We hope the newsletter is helpful and informative.

Coming Soon: Electronic Submissions

Contributed by Charles Hoehne

As OPRS Assistant Director for Education and Training, it is my pleasure to conduct numerous Investigator Training sessions around campus. There is little doubt which question I am asked the most frequently: “When will we be able to submit applications to the IRB electronically?”  OPRS is pleased to announce that electronic submission of research protocols for UIC IRB review will soon be a reality!  The OVCR IT Team has been working on a system enabling Investigators to finally go paperless. OPRS Live will soon be available to our investigators. 

Best Practices for Email Recruitment 

Contributed by Phil Reiter

One of the most important components of any human subject research study is recruiting participants that meet the study criteria you are evaluating. In today’s day and age, recruitment undoubtedly involves technology, and we must be sensitive to enabling research and recruitment while balancing the need for the security and protection of research participants. 

Change in Scope of Research

Contributed by Charles Hoehne

As per NIH Grants Policy Statement (10/13):
“Before changing the scope of your research, you need approval from your grants management specialist. In general, the Principal Investigator may make changes in the methodology, approach, or other aspects of the project objectives. However, the grantee must obtain prior approval from the NIH awarding institute/center for a change in scope.

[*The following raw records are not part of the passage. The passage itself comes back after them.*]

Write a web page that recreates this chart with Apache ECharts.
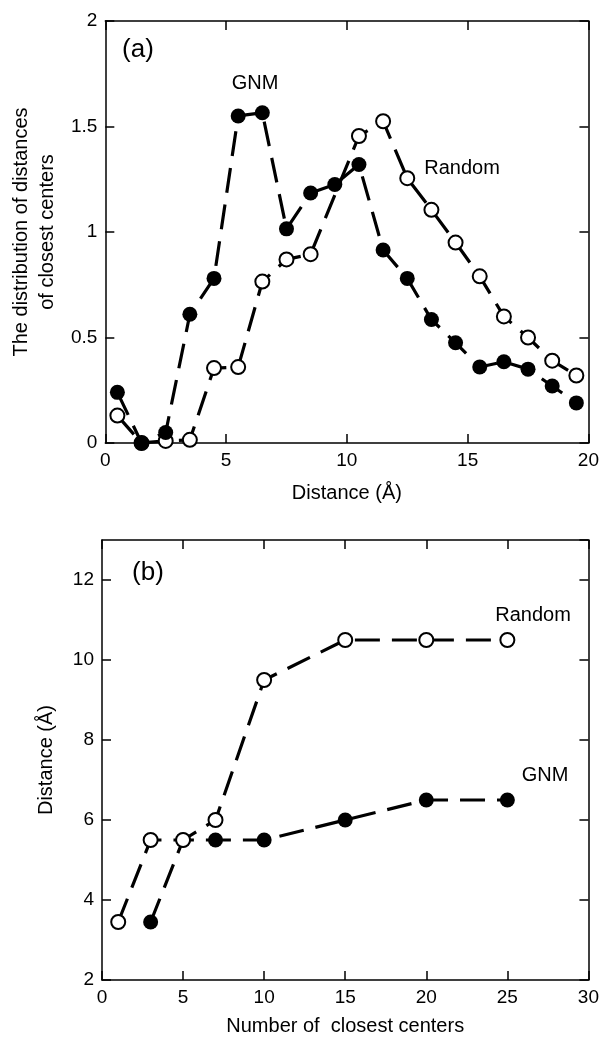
<!DOCTYPE html>
<html>
<head>
<meta charset="utf-8">
<script src="https://cdn.jsdelivr.net/npm/echarts@6/dist/echarts.min.js"></script>
<style>
  html, body { margin: 0; padding: 0; background: #fff; }
  #chart { width: 602px; height: 1037px; }
</style>
</head>
<body>
<div id="chart"></div>
<script>
// (a) distribution of distances of closest centers
const gnmX = [0.5, 1.5, 2.5, 3.5, 4.5, 5.5, 6.5, 7.5, 8.5, 9.5, 10.5, 11.5, 12.5, 13.5, 14.5, 15.5, 16.5, 17.5, 18.5, 19.5]
const gnmDist = [0.24, 0.0, 0.05, 0.61, 0.78, 1.55, 1.565, 1.015, 1.185, 1.225, 1.32, 0.915, 0.78, 0.585, 0.475, 0.36, 0.385, 0.35, 0.27, 0.19]
const randomX = [0.5, 1.5, 2.5, 3.5, 4.5, 5.5, 6.5, 7.5, 8.5, 10.5, 11.5, 12.5, 13.5, 14.5, 15.5, 16.5, 17.5, 18.5, 19.5]
const randomDist = [0.13, 0.0, 0.01, 0.015, 0.355, 0.36, 0.765, 0.87, 0.895, 1.455, 1.525, 1.255, 1.105, 0.95, 0.79, 0.60, 0.50, 0.39, 0.32]

// (b) distance vs number of closest centers
const randomNum = [1, 3, 5, 7, 10, 15, 20, 25]
const randomNumDist = [3.45, 5.5, 5.5, 6.0, 9.5, 10.5, 10.5, 10.5]
const gnmNum = [3, 5, 7, 10, 15, 20, 25]
const gnmNumDist = [3.45, 5.5, 5.5, 5.5, 6.0, 6.5, 6.5]

const FONT = "'Liberation Sans', Arial, sans-serif"

const pairs = (xs, ys) => xs.map((x, i) => [x, ys[i]])

const chart = echarts.init(document.getElementById('chart'))

function axis(gridIndex, pos, min, max, interval, extra) {
  const main = pos === 'bottom' || pos === 'left'
  return Object.assign({
    gridIndex: gridIndex,
    type: 'value',
    position: pos,
    min: min,
    max: max,
    interval: interval,
    axisLine: { show: true, onZero: false, lineStyle: { color: '#000', width: 1.5 } },
    axisTick: { show: true, inside: true, length: 9, lineStyle: { color: '#000', width: 1.5 } },
    axisLabel: { show: main, color: '#000', fontSize: 19, fontFamily: FONT, margin: 8 },
    splitLine: { show: false }
  }, extra || {})
}

const nameStyle = { color: '#000', fontSize: 20, fontFamily: FONT }

const openStyle = { color: '#fff', borderColor: '#000', borderWidth: 2 }
const fillStyle = { color: '#000' }
const dash = { color: '#000', width: 3.2, type: [25, 12] }

const option = {
  animation: false,
  backgroundColor: '#fff',
  grid: [
    { left: 100, top: 21, width: 492, height: 422 },
    { left: 102, top: 540, width: 490, height: 441 }
  ],
  xAxis: [
    axis(0, 'bottom', 0, 20, 5, { name: 'Distance (Å)', nameLocation: 'middle', nameGap: 40, nameTextStyle: nameStyle }),
    axis(0, 'top', 0, 20, 5),
    axis(1, 'bottom', 0, 30, 5, { name: 'Number of  closest centers', nameLocation: 'middle', nameGap: 36, nameTextStyle: nameStyle }),
    axis(1, 'top', 0, 30, 5)
  ],
  yAxis: [
    axis(0, 'left', 0, 2, 0.5, {
      name: 'The distribution of distances\nof closest centers', nameLocation: 'middle', nameGap: 41,
      nameTextStyle: Object.assign({ lineHeight: 26 }, nameStyle)
    }),
    axis(0, 'right', 0, 2, 0.5),
    axis(1, 'left', 2, 13, 2, {
      name: 'Distance (Å)', nameLocation: 'middle', nameGap: 46, nameTextStyle: nameStyle
    }),
    axis(1, 'right', 2, 13, 2)
  ],
  series: [
    {
      name: 'Random (a)', type: 'line', xAxisIndex: 0, yAxisIndex: 0,
      data: pairs(randomX, randomDist),
      symbol: 'circle', symbolSize: 14, itemStyle: openStyle, lineStyle: dash, z: 2
    },
    {
      name: 'GNM (a)', type: 'line', xAxisIndex: 0, yAxisIndex: 0,
      data: pairs(gnmX, gnmDist),
      symbol: 'circle', symbolSize: 15, itemStyle: fillStyle, lineStyle: dash, z: 3
    },
    {
      name: 'GNM (b)', type: 'line', xAxisIndex: 2, yAxisIndex: 2,
      data: pairs(gnmNum, gnmNumDist),
      symbol: 'circle', symbolSize: 15, itemStyle: fillStyle, lineStyle: dash, z: 2
    },
    {
      name: 'Random (b)', type: 'line', xAxisIndex: 2, yAxisIndex: 2,
      data: pairs(randomNum, randomNumDist),
      symbol: 'circle', symbolSize: 14, itemStyle: openStyle, lineStyle: dash, z: 3
    }
  ],
  graphic: [
    { type: 'text', x: 138, y: 50, style: { text: '(a)', fontSize: 26, fontFamily: FONT, fill: '#000', align: 'center', verticalAlign: 'middle' } },
    { type: 'text', x: 255, y: 83, style: { text: 'GNM', fontSize: 20, fontFamily: FONT, fill: '#000', align: 'center', verticalAlign: 'middle' } },
    { type: 'text', x: 462, y: 168, style: { text: 'Random', fontSize: 20, fontFamily: FONT, fill: '#000', align: 'center', verticalAlign: 'middle' } },
    { type: 'text', x: 148, y: 573, style: { text: '(b)', fontSize: 26, fontFamily: FONT, fill: '#000', align: 'center', verticalAlign: 'middle' } },
    { type: 'text', x: 533, y: 615, style: { text: 'Random', fontSize: 20, fontFamily: FONT, fill: '#000', align: 'center', verticalAlign: 'middle' } },
    { type: 'text', x: 545, y: 775, style: { text: 'GNM', fontSize: 20, fontFamily: FONT, fill: '#000', align: 'center', verticalAlign: 'middle' } }
  ]
}

option.yAxis[2].axisLabel.showMaxLabel = false

chart.setOption(option)
</script>
</body>
</html>
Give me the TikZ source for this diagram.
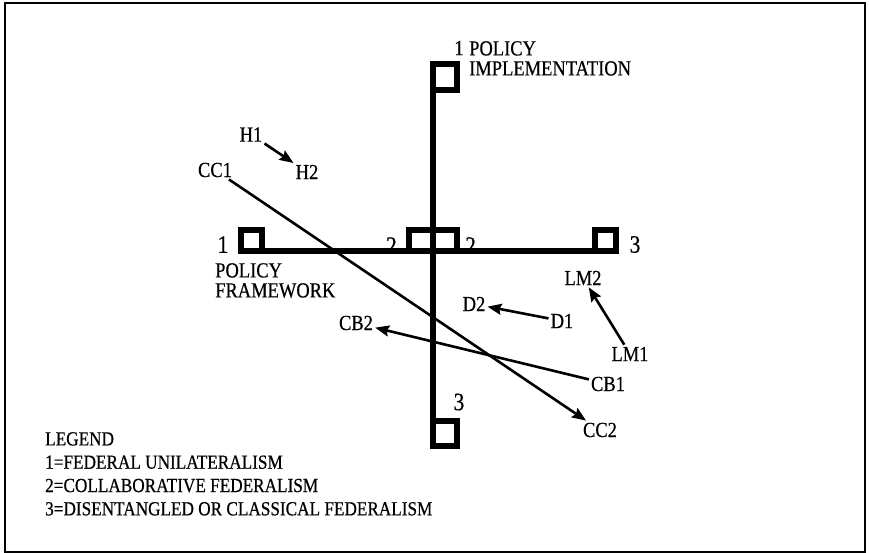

A change in scope is a change in the direction, aims, objectives, purposes, or type of research training, identified in the approved project. The grantee must make the initial determination of the significance of a change and should consult with the Grants Management Officer/Specialist as necessary.”

Did you Know?

Contributed by Charles Hoehne

  1.  …Pilot and feasibility studies, regardless of the number of subjects, require the same scrutiny as full-scale research projects and must be submitted for IRB review and approval. Pilot and feasibility studies should be identified as such in the IRB application. Investigators should obtain informed consent utilizing the IRB-approved consent process and document. The consent document must indicate the study is a pilot.